On the upside, O’Rourke noted that the Navy has rarely had so many types of defensive weapons that can be simultaneously developed to tip the balance of power at sea.
“If two or three (of these new weapon technologies) are successfully developed and deployed, the result might be considered not just a game changer, but a revolution,” O’Rourke said in his report.
The Navy must ensure that its surface ships can adequately defend themselves against attacks by Chinese or other missiles if a new tactical concept called “distributed lethality” is to succeed.
Under it, offensive weapons such as anti-ship cruise missiles are distributed across a wider range of Navy ships. The Navy would also employ new ship formations. This would make it harder for China to cripple the US fleet by concentrating its missile attacks on a small number of high-value capital ships such as aircraft carriers.

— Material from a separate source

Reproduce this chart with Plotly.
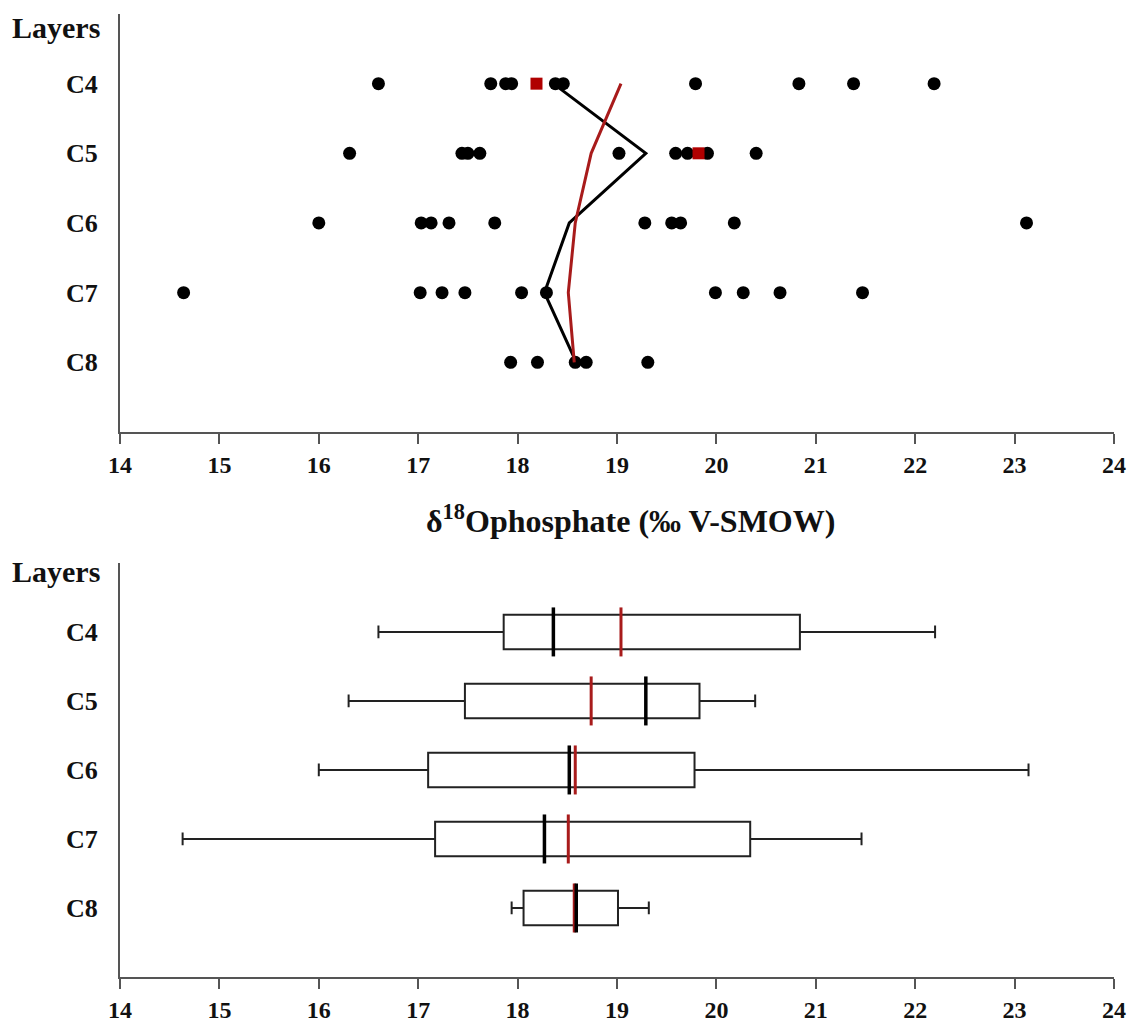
import plotly.graph_objects as go

layers = ["C4", "C5", "C6", "C7", "C8"]
ypos = [1, 2, 3, 4, 5]

# individual measurements (black dots) per layer
c4_vals = [16.60, 17.73, 17.88, 17.94, 18.38, 18.46, 19.79, 20.83, 21.38, 22.19]
c5_vals = [16.31, 17.44, 17.50, 17.62, 19.02, 19.59, 19.71, 19.91, 20.40]
c6_vals = [16.00, 17.03, 17.13, 17.31, 17.77, 19.28, 19.55, 19.64, 20.18, 23.12]
c7_vals = [14.64, 17.02, 17.24, 17.47, 18.04, 18.29, 19.99, 20.27, 20.64, 21.47]
c8_vals = [17.93, 18.20, 18.58, 18.69, 19.31]
# highlighted samples (red squares)
red_layers = ["C4", "C5"]
red_vals = [18.19, 19.82]

# box statistics
lower_fence = [16.60, 16.30, 16.00, 14.63, 17.94]
q1_vals = [17.86, 17.47, 17.10, 17.17, 18.06]
median_vals = [18.36, 19.29, 18.52, 18.27, 18.59]
q3_vals = [20.84, 19.83, 19.78, 20.34, 19.01]
upper_fence = [22.20, 20.39, 23.14, 21.46, 19.32]
mean_vals = [19.04, 18.74, 18.58, 18.51, 18.57]

x_ticks = [14, 15, 16, 17, 18, 19, 20, 21, 22, 23, 24]

FONT = "Liberation Serif"
RED = "#a81b1b"
SQ = "#b00000"
AX = "#555555"

fig = go.Figure()

all_vals = [c4_vals, c5_vals, c6_vals, c7_vals, c8_vals]
for yp, vals in zip(ypos, all_vals):
    fig.add_trace(go.Scatter(x=vals, y=[yp] * len(vals), mode="markers",
                             marker=dict(color="black", size=13, symbol="circle"),
                             xaxis="x", yaxis="y", showlegend=False))

fig.add_trace(go.Scatter(x=red_vals, y=[ypos[layers.index(l)] for l in red_layers],
                         mode="markers", marker=dict(color=SQ, size=12, symbol="square"),
                         xaxis="x", yaxis="y", showlegend=False))

fig.add_trace(go.Scatter(x=median_vals, y=ypos, mode="lines",
                         line=dict(color="black", width=3),
                         xaxis="x", yaxis="y", showlegend=False))
fig.add_trace(go.Scatter(x=mean_vals, y=ypos, mode="lines",
                         line=dict(color=RED, width=3),
                         xaxis="x", yaxis="y", showlegend=False))

# bottom box plot
fig.add_trace(go.Box(y=ypos, q1=q1_vals, median=median_vals, q3=q3_vals,
                     lowerfence=lower_fence, upperfence=upper_fence,
                     orientation="h", width=0.5, whiskerwidth=0.37,
                     fillcolor="white", line=dict(color="#222222", width=2),
                     boxpoints=False, xaxis="x2", yaxis="y2", showlegend=False))
fig.add_trace(go.Scatter(x=mean_vals, y=ypos, mode="markers",
                         marker=dict(symbol="line-ns", size=35,
                                     line=dict(color=RED, width=3)),
                         xaxis="x2", yaxis="y2", showlegend=False))
fig.add_trace(go.Scatter(x=median_vals, y=ypos, mode="markers",
                         marker=dict(symbol="line-ns", size=35,
                                     line=dict(color="black", width=3.5)),
                         xaxis="x2", yaxis="y2", showlegend=False))

xaxis_common = dict(range=[14, 24], tickvals=x_ticks, ticks="outside", ticklen=10,
                    tickwidth=2, tickcolor=AX, showline=True, linecolor=AX, linewidth=2,
                    showgrid=False, zeroline=False, automargin=False,
                    tickfont=dict(family=FONT, size=24, color="#111111", weight="bold"))
yaxis_common = dict(range=[6, 0], tickvals=ypos, ticktext=layers, ticks="",
                    showline=True, linecolor=AX, linewidth=2, showgrid=False,
                    zeroline=False, ticklabelstandoff=15, automargin=False,
                    tickfont=dict(family=FONT, size=26, color="#111111", weight="bold"))

fig.update_layout(
    width=1129, height=1022,
    margin=dict(l=120, r=15, t=14, b=45, autoexpand=False),
    paper_bgcolor="white", plot_bgcolor="white",
    xaxis=dict(domain=[0, 1], anchor="y", **xaxis_common),
    yaxis=dict(domain=[0.566, 1], anchor="x", **yaxis_common),
    xaxis2=dict(domain=[0, 1], anchor="y2", **xaxis_common),
    yaxis2=dict(domain=[0, 0.43], anchor="x2", **yaxis_common),
    annotations=[
        dict(text="Layers", xref="paper", yref="y", x=0, y=0.19, xanchor="right",
             xshift=-18, showarrow=False,
             font=dict(family=FONT, size=30, color="#111111", weight="bold")),
        dict(text="Layers", xref="paper", yref="y2", x=0, y=0.13, xanchor="right",
             xshift=-18, showarrow=False,
             font=dict(family=FONT, size=30, color="#111111", weight="bold")),
        dict(text="δ<sup>18</sup>Ophosphate (‰ V-SMOW)", xref="paper", yref="paper",
             x=0.514, y=0.4756, xanchor="center", yanchor="middle", showarrow=False,
             font=dict(family=FONT, size=32, color="#111111", weight="bold")),
    ],
)

fig.write_html("out.html")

The ability to destroy incoming threats also obviates the need to avoid operating in waters that are within range of Chinese weapons such as the DF-21D “carrier killer” missile.
Thielmann cautions that the Navy’s new wonder weapons will take time to deploy even if they are perfected.
“This is not a quick change, and given the way the Navy is, introducing a weapons technology on one ship does not mean that the fleet is equipped. Even after a system reaches initial operational capability, it will be many years before the fleet as a whole reflects that capability,” said Thielmann, a budget specialist in Navy R&D who is now a board member for the nonprofit Arms Control Association in Washington, D.C.
Joseph F. Callo, a New York-based naval writer and retired rear admiral in the US Navy Reserve agrees. “Development is one thing. Production and deployment in significant numbers is something else entirely,” Callo said.